The extension developed and explaining the structural innovative change occurring from manufacturing to services will be presented to numerous conferences, such as the NBER Summer Institute (July 2019).

• Work package 3 shows that educational policies interact signicantly with our features of endogenous growth: an increase to education subsidies increases investment in human capital. There is thereby more effective labor available to work at the same wage. Innovation policies interact with human capital by distorting the labor markets and the return to education. In our baseline calibration, public investment in adoption has a negative impact in the short run. The latter is the result of stimulating wages in the medium-run and, due to income effects the supply of labor falls, inducing a recession.

• Work Package 4 aims at understanding how technology adoption is influenced by fiscal policy. Work package 4 shows that innovation adoption suffers from austerity policies which slow down the former. The multi-country framework stresses that this detrimental effect are also transmitted to economies connected to the countries applying austerity measures. These findings complement what is find in Work Package 5 (see below) and were disseminated with a VoxColumn combined with the second policy brief. Moreover, key findings were presented during internal events (1st FRAME workshop and FRAME final conference). Submissions to international conferences are also planned for the next upcoming months.

• The contribution of Work Package 5 is twofold: first, it introduces new methods to estimate TFP measures for European countries and adjusting for utilization in input factors. The latter shows the limitations of existing methodologies which do not fit the European labour markets characteristics. Second, Work Package 5 provides an explanation of the heterogeneity of European countries to recover from the Great recession. Discount factors vis-a-vis productivity shocks represent a promising source of variation to explain fluctuations in unemployment.
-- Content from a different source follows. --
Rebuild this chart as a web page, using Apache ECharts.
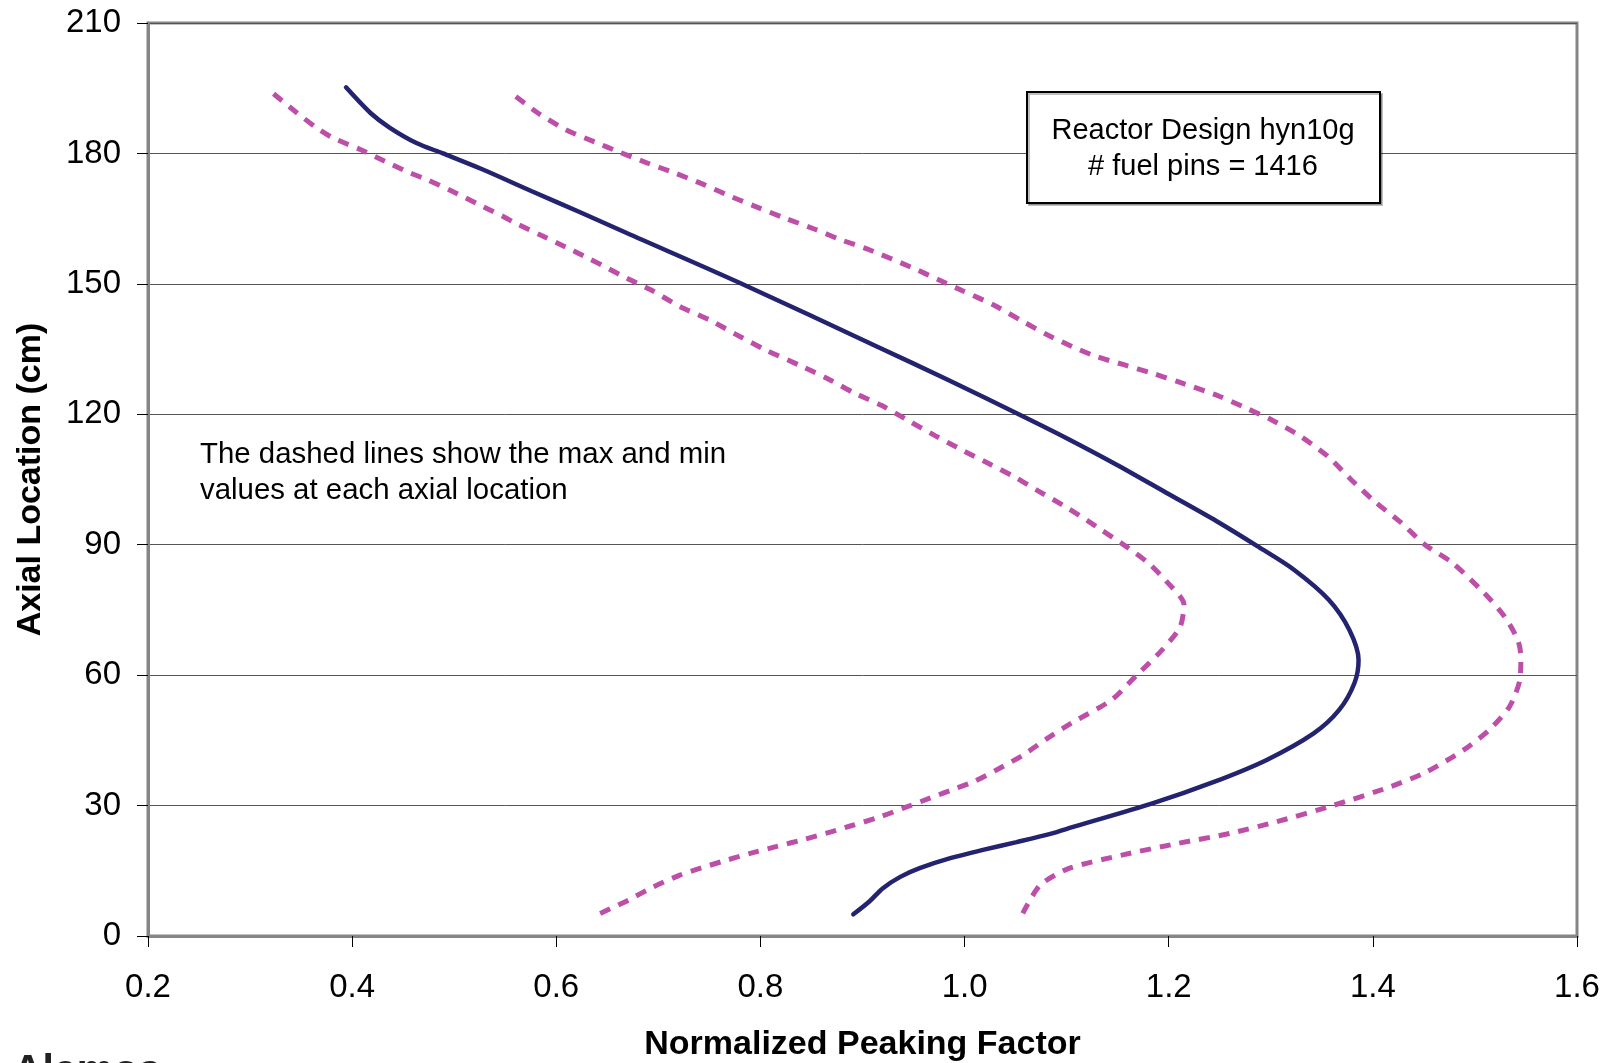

The key findings of WP5 were presented in internal FRAME events but also external ones (CoDE conference in May 2018 but also European Central Bank, May 2019 for example). Numerous presentations are planned over the next upcoming semesters in international conferences.

• WP6 focuses on estimating key elasticities parameters for innovation and adoption. Besides, WP6 develops a microeconomic study of public applied research in easing the adoption of technologies within firms. Easing the adoption of technologieswith applied public research leads to long-lasting effect on firm’s innovation and performances. The key findings were disseminated within a VoxColumn. Moreover, the related policy conclusions from this Work Package have been combined with the macro-conclusions from Work Package 1 in the first FRAME policy brief. The key conclusions were discussed within the Lunch Debate organized in Brussels in October 2018 and widely diffused within internal and external FRAME events.
This new generation of DSGE models aims firstly at deepening our current scientific understanding about the determinants of knowledge diffusion. The different results aim at providing the most accurate framework to design European edge-cutting policies to sustain innovation and growth. The latter have been illustrated in a video to communicate to non-scientific audience what are the key political implications of the FRAME project.

WP 2 goes beyond the DoA by proposing 2 distinct frameworks to study the impact of innovation in a multi-sector setting . WP4 is currently going further than the expected tasks by focusing on Spain to test the model developed. Its related spillover effects toward countries with more solid fiscal fundamentals, such as Germany, is also an unexpected contribution of the project. Finally, WP5 develops novel TFP methods fitting the characteristics of European countries is an important contribution to the literature and practitioners. This method will have an impact on the ongoing practices in ministries, and research international organizations who conduct forecast studies of productivity. Comparative analysis with the USA will be also possible with more accurate measures for each context.